After watching a recorded Stephen King University talk in Massachusetts, the book Cujo was mentioned and I felt inclined to give the short 1983 film adaptation a look. For the Canadians here, this was the story that prompted the nickname of long time Toronto Maple Leafs goaltender Curtis Joseph. Its relevance in modern culture, however, stops there. It’s short, just under an hour and a half, which might have made it a refreshing break from some of the marathons that are King films, but in fact this was a film where they would have been better off burning the script and starting from scratch.

I’m not going to concern myself with spoiler in this review, because just about everyone has a basic notion of what Cujo is about.

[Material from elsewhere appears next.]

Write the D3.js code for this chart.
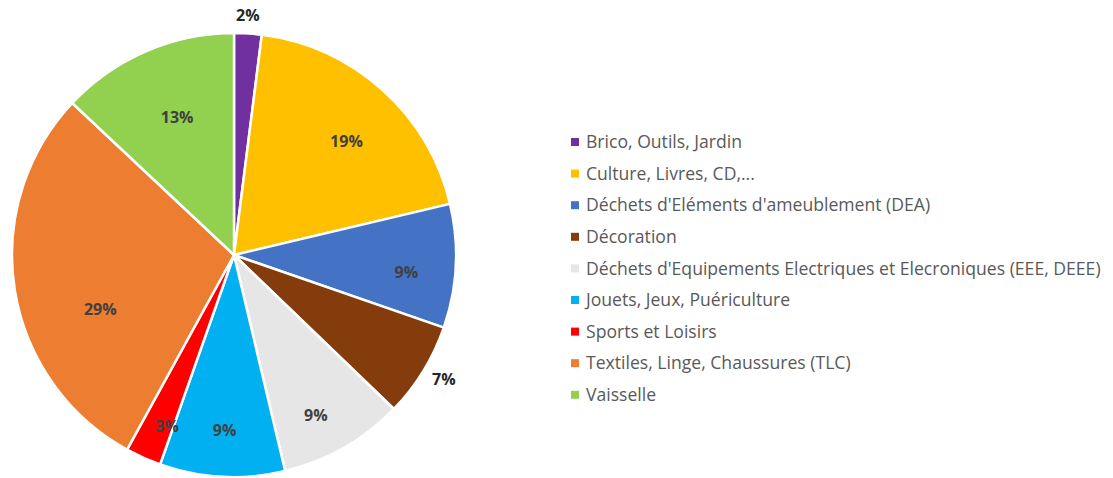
<!DOCTYPE html>
<html><head><meta charset="utf-8">
<script src="https://cdn.jsdelivr.net/npm/d3@7"></script>
<style>body{margin:0;background:#fff}svg{display:block}</style>
</head><body>
<svg id="c" width="1113" height="478"></svg>
<script>
const categories = ["Brico, Outils, Jardin","Culture, Livres, CD,...","Déchets d'Eléments d'ameublement (DEA)","Décoration","Déchets d'Equipements Electriques et Elecroniques (EEE, DEEE)","Jouets, Jeux, Puériculture","Sports et Loisirs","Textiles, Linge, Chaussures (TLC)","Vaisselle"];
const values = [2.0, 19.3, 9.0, 6.9, 9.1, 9.1, 2.6, 29.0, 13.0];
const colors = ["#7030A0","#FFC000","#4472C4","#843C0C","#E7E6E6","#00B0F0","#FF0000","#ED7D31","#92D050"];
// label placement: radius factor and position within the slice's angle span (0..1)
const labelRadius = [1.08, 0.72, 0.78, 1.1, 0.81, 0.79, 0.83, 0.65, 0.67];
const labelAngleFrac = [0.46, 0.54, 0.59, 0.47, 0.58, 0.5, 0.2, 0.375, 0.52];

const svg = d3.select("#c");
const cx = 234, cy = 255, R = 222;
const g = svg.append("g").attr("transform", `translate(${cx},${cy})`);
const pie = d3.pie().sort(null).value(d => d)(values);
const arc = d3.arc().innerRadius(0).outerRadius(R);
g.selectAll("path").data(pie).join("path")
  .attr("d", arc).attr("fill", (d,i) => colors[i])
  .attr("stroke", "#fff").attr("stroke-width", 2.5).attr("stroke-linejoin","round");
const fmt = d3.format(".0%");
const total = d3.sum(values);
g.selectAll("text.lbl").data(pie).join("text").attr("class","lbl")
  .attr("transform", (d,i) => {
    const a = d.startAngle + (d.endAngle - d.startAngle)*labelAngleFrac[i];
    const r = R*labelRadius[i];
    return `translate(${r*Math.sin(a)},${-r*Math.cos(a)})`;
  })
  .attr("text-anchor","middle").attr("dy","0.35em")
  .attr("font-family","'Open Sans', sans-serif").attr("font-weight","bold")
  .attr("font-size", 16)
  .attr("fill", (d,i) => labelRadius[i] > 1 ? "#262626" : "#404040")
  .text(d => fmt(d.value/total));

const leg = svg.append("g").attr("transform","translate(571,142)");
const items = leg.selectAll("g").data(categories).join("g")
  .attr("transform", (d,i) => `translate(0,${i*31.6})`);
items.append("rect").attr("x",0).attr("y",-4).attr("width",8).attr("height",8)
  .attr("fill", (d,i) => colors[i]);
items.append("text").attr("x",15).attr("dy","0.35em")
  .attr("font-family","'Open Sans', sans-serif").attr("font-size",15.5)
  .attr("fill","#595959").text(d => d);
const longest = items.selectAll("text").nodes()[4];
const w = longest.getComputedTextLength();
const scale = 515 / w;
items.selectAll("text").attr("font-size", 15.5*scale);
</script>
</body></html>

A massive Saint Bernard wreaks havoc on the locals of a small town after having been bitten by a rabid bat. The dog is actually the best actor in the film. And unlike in The Green Mile, that isn’t a compliment.

This is the book, which is actually worth a good read.

There are a number of things you look for in a book or film that might make it an enjoyable experience. You start by developing dynamic and multi-layered characters, ideally with just enough uniformity in their actions to have the audience go “oh that ___” when they do something familiar. You need a good plot, as the story is the bread which holds all of the sandwich together. Finally, you need solid pacing with building climaxes. Cujo, unfortunately does a poor job in each of these crucial areas.

Doesn’t it take longer than two days to go rabid? I think it does.

The characters are poorly defined and played very safe. Although the preliminary story takes up about two-thirds of the entire run time, all it amounts to is a very basic and unimaginative tale of an affair and a betrayal of trust within an otherwise perfect marriage. Because of how tired this type of script has become, this does little to get the viewer involved with the characters in any way. It doesn’t help that the acting is profoundly mediocre, from the grunting “stud” of the neighborhood to the ubiquitous screaming and crying of the young child.

This. For 25 minutes.

The plot didn’t get much better after the eternal affair story (Which served little more purpose than an explanation of the placement of the characters at the time of the attack,) and the last half hour of run time is spent following the wife and child trying fruitlessly (And repetitively) to leave a car with an angry Cujo waiting just outside. Don’t wait for an unexpected turn, or for any of the details which were laid out so painfully slowly in the opening hour to actually have relevance, because they won’t. In the end, it’s a half-assed movie, which received half-ass movie reviews. In the midst of a Stephan King movie marathon, this flick deserves to get yanked off the stage.